Attaching sensors and navigational aids to existing construction plants and equipment can improve the operative’s feedback. Once the machine is in place in front of its work area, sensors and controls enable program-controlled operation, which allows for automatic digging and spoils placement. Ultrasound and laser controls are common.

Teleoperation or program control are used to control task-specific, dedicated robots, mostly developed in Japan. The robots perform a specific, well-defined task, but they cannot adapt to other tasks. They’re frequently used in a particular part of the construction process. Robots for structural work (e.g., concrete placement, steelwork lifting, and positioning), robots for finishing or completion work (e.g., exterior wall spraying, wall or ceiling panel handling, and positioning), robots for inspection work (e.g., external wall inspection), and robots for maintenance work (e.g., external wall inspection) are just a few examples (e.g., window and floor cleaning).

The intelligent or cognitive machines category is the least developed; most are still being researched. If this type of machine were to be developed, it would most likely combine the technologies described in the previous two categories.

Advantages of automation and robotics in on-site construction

Robots are primarily designed and developed for industries where poor labor conditions exist, and a reduction in workload is expected. The high frequency of work injuries and high statistics of work-related sickness in the construction industry point to the need for special precautions. Handling heavy loads, performing dangerous or dirty work, or working in inaccessible locations and unattractive physical positions should all be handled by robots. Above all, robots should serve as human assistants. They must be developed as intelligent tools that do not force human beings to work beyond their capabilities.

Robotic systems must be able to be integrated into labor procedures. These must not interfere with existing communication and cooperation structures, such as within the scope of a crew. Robot development should therefore be carried out in collaboration with those who will operate these systems on the construction site later. Changes in the labor environment and labor organization brought about by robot systems must be oriented first to the workers and then to technology. High system flexibility is an important feature for adapting robots to existing structures. As a result, fully automatic systems are only appropriate in exceptional circumstances, such as in areas with high safety risks.

On the other hand, semi-automated machines can be monitored and applied with greater flexibility. As a result, the focus of development must be on semi-automated systems. In the meantime, other industrial sectors have abandoned the goal of achieving unsuitable full automation. Fully automated systems are far more expensive and inflexible than semi-automated systems. Small and medium-sized construction firms can use them to boost their competitiveness.

Barriers in construction

Compared to other construction phases, on-site construction has a lot of automation and robotics barriers. Automation technology is preferred in the design and planning management of construction projects. Automation technologies, such as software, are significantly less expensive and more readily available in these early stages of construction than automation and robotics technologies used in on-site operations.
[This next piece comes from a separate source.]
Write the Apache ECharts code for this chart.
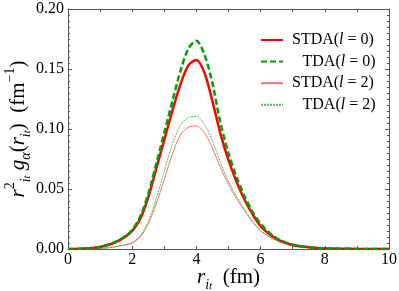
<!DOCTYPE html>
<html><head><meta charset="utf-8">
<script src="https://cdn.jsdelivr.net/npm/echarts@6/dist/echarts.min.js"></script>
<style>html,body{margin:0;padding:0;background:#fff}#c{width:399px;height:291px}</style>
</head><body><div id="c"></div>
<script>
const xs = [0, 0.25, 0.5, 0.75, 1, 1.25, 1.5, 1.75, 2, 2.25, 2.5, 2.75, 3, 3.25, 3.5, 3.75, 4, 4.25, 4.5, 4.75, 5, 5.25, 5.5, 5.75, 6, 6.25, 6.5, 6.75, 7, 7.25, 7.5, 7.75, 8, 8.5, 9, 9.5, 10];
const stdaL0 = [0, 0.0001, 0.0004, 0.0009, 0.0017, 0.0033, 0.006, 0.0095, 0.015, 0.025, 0.043, 0.067, 0.091, 0.115, 0.137, 0.153, 0.1575, 0.147, 0.123, 0.096, 0.074, 0.056, 0.041, 0.029, 0.019, 0.013, 0.0085, 0.0055, 0.0033, 0.0022, 0.0014, 0.0009, 0.0006, 0.0003, 0.0001, 0.00005, 0];
const tdaL0 = [0, 0.0001, 0.0004, 0.0009, 0.0018, 0.0035, 0.0062, 0.010, 0.016, 0.027, 0.046, 0.071, 0.097, 0.123, 0.148, 0.167, 0.1735, 0.162, 0.138, 0.105, 0.080, 0.060, 0.044, 0.031, 0.021, 0.014, 0.009, 0.0057, 0.0035, 0.0024, 0.0015, 0.001, 0.0006, 0.0003, 0.0001, 0.00005, 0];
const stdaL2 = [0, 0, 0.0001, 0.0003, 0.0005, 0.001, 0.0019, 0.0033, 0.005, 0.010, 0.021, 0.038, 0.058, 0.079, 0.095, 0.1015, 0.1025, 0.097, 0.084, 0.068, 0.054, 0.042, 0.032, 0.0225, 0.015, 0.0105, 0.007, 0.0043, 0.0027, 0.0018, 0.0012, 0.0008, 0.0005, 0.0002, 0.0001, 0, 0];
const tdaL2 = [0, 0, 0.0001, 0.0003, 0.0005, 0.001, 0.002, 0.0035, 0.0055, 0.011, 0.023, 0.042, 0.065, 0.087, 0.103, 0.1095, 0.1105, 0.104, 0.090, 0.072, 0.0565, 0.044, 0.033, 0.023, 0.0155, 0.011, 0.0072, 0.0045, 0.0028, 0.0019, 0.0012, 0.0008, 0.0005, 0.0002, 0.0001, 0, 0];
const seriesNames = ['STDA(l = 0)', 'TDA(l = 0)', 'STDA(l = 2)', 'TDA(l = 2)'];
const xTicks = ['0', '2', '4', '6', '8', '10'];
const yTicks = ['0.00', '0.05', '0.10', '0.15', '0.20'];

const FONT = '"Liberation Serif", "DejaVu Serif", serif';
const pair = a => xs.map((x, i) => [x, a[i]]);
const chart = echarts.init(document.getElementById('c'), null, {renderer: 'canvas'});
const frame = '#555';
const baseAxis = {
  axisLine: {show: true, onZero: false, lineStyle: {color: frame, width: 1}},
  splitLine: {show: false},
};
const legendRich = {
  sp: {width: 4, fontSize: 16},
  sp2: {width: 14.5, fontSize: 16},
  r: {fontFamily: FONT, fontSize: 16, color: '#000'},
  i: {fontFamily: FONT, fontSize: 16, fontStyle: 'italic', color: '#000'}
};
const nameRich = {
  v: {fontFamily: FONT, fontSize: 21, fontStyle: 'italic', color: '#000', lineHeight: 30, verticalAlign: 'middle'},
  n: {fontFamily: FONT, fontSize: 21, color: '#000', lineHeight: 30, verticalAlign: 'middle'},
  sup: {fontFamily: FONT, fontSize: 14, color: '#000', lineHeight: 16, verticalAlign: 'top'},
  sub: {fontFamily: FONT, fontSize: 14, fontStyle: 'italic', color: '#000', lineHeight: 14, verticalAlign: 'bottom'},
  subsub: {fontFamily: FONT, fontSize: 11, fontStyle: 'italic', color: '#000', lineHeight: 9, verticalAlign: 'bottom'}
};
chart.setOption({
  animation: false,
  backgroundColor: '#fff',
  grid: {left: 68, right: 10, top: 9, bottom: 42, containLabel: false, outerBoundsMode: 'none'},
  legend: {
    orient: 'vertical', left: 255, top: 27, itemWidth: 22, itemHeight: 12, itemGap: 5.6,
    data: seriesNames,
    itemStyle: {opacity: 0},
    formatter: function (name) {
      const m = name.match(/^(S?TDA\()l( = \d\))$/);
      const sp = name.startsWith('S') ? '{sp| }' : '{sp2| }';
      return sp + '{r|' + m[1] + '}{i|l}{r|' + m[2] + '}';
    },
    textStyle: {rich: legendRich, fontFamily: FONT, fontSize: 16, color: '#000', padding: [0, 0, 0, 0]}
  },
  xAxis: [
    Object.assign({}, baseAxis, {
      type: 'value', min: 0, max: 10, interval: 1, position: 'bottom',
      axisTick: {show: true, inside: true, length: 3, lineStyle: {color: frame}},
      axisLabel: {show: true, margin: 3, fontFamily: FONT, fontSize: 16, color: '#000',
        formatter: v => (Math.round(v) % 2 === 0 ? xTicks[Math.round(v) / 2] : '')},
      name: '{v|r}{sub|i}{subsub|t}{n|  (fm)}',
      nameLocation: 'middle', nameGap: 13, nameMoveOverlap: false,
      nameTextStyle: {rich: nameRich}
    }),
    Object.assign({}, baseAxis, {
      type: 'value', min: 0, max: 10, interval: 1, position: 'top',
      axisTick: {show: true, inside: true, length: 3, lineStyle: {color: frame}},
      axisLabel: {show: false}
    })
  ],
  yAxis: [
    Object.assign({}, baseAxis, {
      type: 'value', min: 0, max: 0.2, interval: 0.05, position: 'left',
      axisTick: {show: true, inside: true, length: 4, lineStyle: {color: frame}},
      minorTick: {show: true, splitNumber: 10, length: 2, lineStyle: {color: frame}},
      axisLabel: {show: true, margin: 4, fontFamily: FONT, fontSize: 16, color: '#000',
        formatter: v => yTicks[Math.round(v / 0.05)]},
      name: '{v|r}{sup|2}{sub|i}{subsub|t}{v| g}{sub|α}{n|(}{v|r}{sub|i}{subsub|t}{n|)  (fm}{sup|−1}{n|)}',
      nameLocation: 'middle', nameGap: 35, nameRotate: 90, nameMoveOverlap: false,
      nameTextStyle: {rich: nameRich}
    }),
    Object.assign({}, baseAxis, {
      type: 'value', min: 0, max: 0.2, interval: 0.05, position: 'right',
      axisTick: {show: true, inside: true, length: 4, lineStyle: {color: frame}},
      minorTick: {show: true, splitNumber: 10, length: 2, lineStyle: {color: frame}},
      axisLabel: {show: false}
    })
  ],
  series: [
    {name: seriesNames[0], type: 'line', data: pair(stdaL0), smooth: 0.3, symbol: 'none', z: 3,
      lineStyle: {color: '#ff0000', width: 2.5}, itemStyle: {color: '#ff0000'}},
    {name: seriesNames[1], type: 'line', data: pair(tdaL0), smooth: 0.3, symbol: 'none', z: 4,
      lineStyle: {color: '#00a000', width: 2.5, type: [6, 3]}, itemStyle: {color: '#00a000'}},
    {name: seriesNames[2], type: 'line', data: pair(stdaL2), smooth: 0.3, symbol: 'none', z: 2,
      lineStyle: {color: '#ff6a6a', width: 1}, itemStyle: {color: '#ff6a6a'}},
    {name: seriesNames[3], type: 'line', data: pair(tdaL2), smooth: 0.3, symbol: 'none', z: 2,
      lineStyle: {color: '#55bb55', width: 1, type: [2, 1]}, itemStyle: {color: '#55bb55'}}
  ]
});
</script></body></html>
The variability of construction processes and the variable conditions of a construction environment are two of the most significant barriers to robotics implementation on construction sites. Unlike other industries, the way processes are carried out at two different construction sites can differ significantly. Various factors influence the ability to automate the same operation in different construction sites.

The use of different materials in an identical process necessitates the use of appropriate tools for each material. The material and tools used to influence the processes that make up a constructive activity. If one of these two elements changes, the process flow for the same activity may change. Because of the low level of standardization, the complexity of the automation installations is obvious.